It can be an overwhelming journey for families with babies in the Neonatal Intensive Care Unit.
Many parents are so focused on their infant’s care, they forget to document the first precious moments of their lives..
Two and a-half year-old Ellis is a vibrant, energetic girl. You would never know looking at her now that she was a premature baby weighing only three-pounds at birth, spending 30 days in the Neonatal Intensive Care Unit.
Like many families with babies in NICU, Montana Turpin, Ellis’s mother, says you would never expect the first month if your child’s life to be spent in the hospital. “We couldn’t go anywhere to have our pictures made, obviously, and we were there for Christmas.”
That was until an unexpected group came into the hospital to capture memories of baby Ellis.
Evan’s Project is a non-profit organization that provides photos for families with critically ill infants in the Neonatal Care Unit.
Stephanie Freeman is the founder of Evan’s Project, and a friend to Evan’s mother.
Evan was born with a heart condition and passed away March 16th, 2009, just six days after he was born.
The only picture of him was taken by a nurse in the NICU.
It became Stephanie’s mission to keep Evan’s memory alive for her friend. “She (Evan’s mother) talked about how sometimes she felt like she was forgetting his features, his face, fingers, toes and all those little things.”
Freeman teamed up with The Ronald McDonald House and professional photographers to make sure other families could hold on to those special memories.
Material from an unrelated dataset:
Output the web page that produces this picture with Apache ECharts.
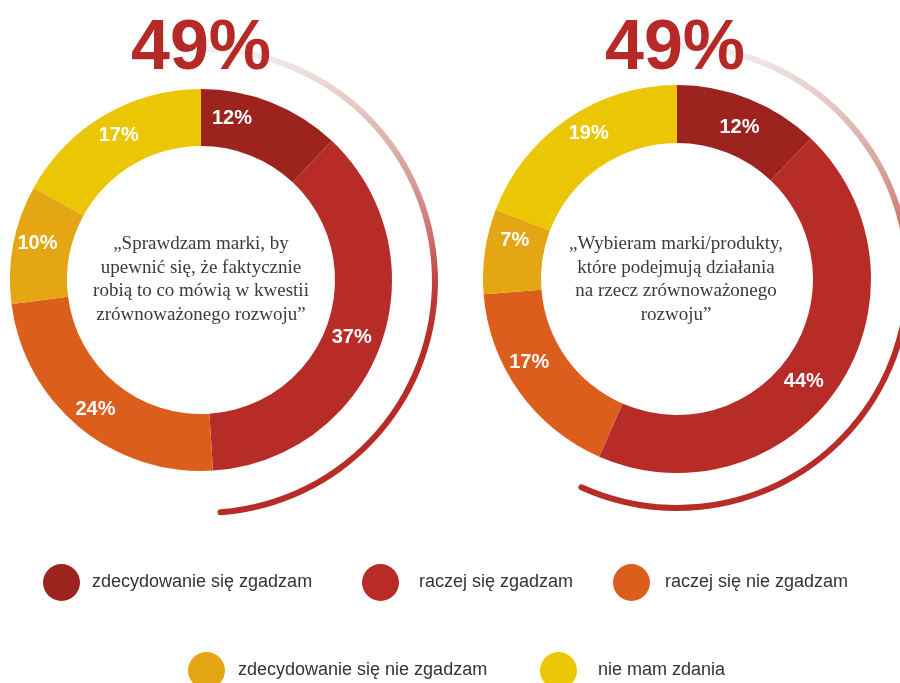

Pictures of Evan’s Project line the halls of The Ronald McDonald House at Mercy Hospital in Fort Smith.
“The first kiss and the first time they get to hold them.. Those are so, so precious. To be able to capture that and document it for them is something you’ll never forget,” Freeman said.
Photographers donating their talent to Evan’s Project have taken pictures of more than 2,500 NICU babies. 30 of whom have lost their lives.
Evan’s Project has spread across the nation and has even reached other countries. Freeman says, “It’s really exciting to me that Evan’s memory gets to expand and extend that far.”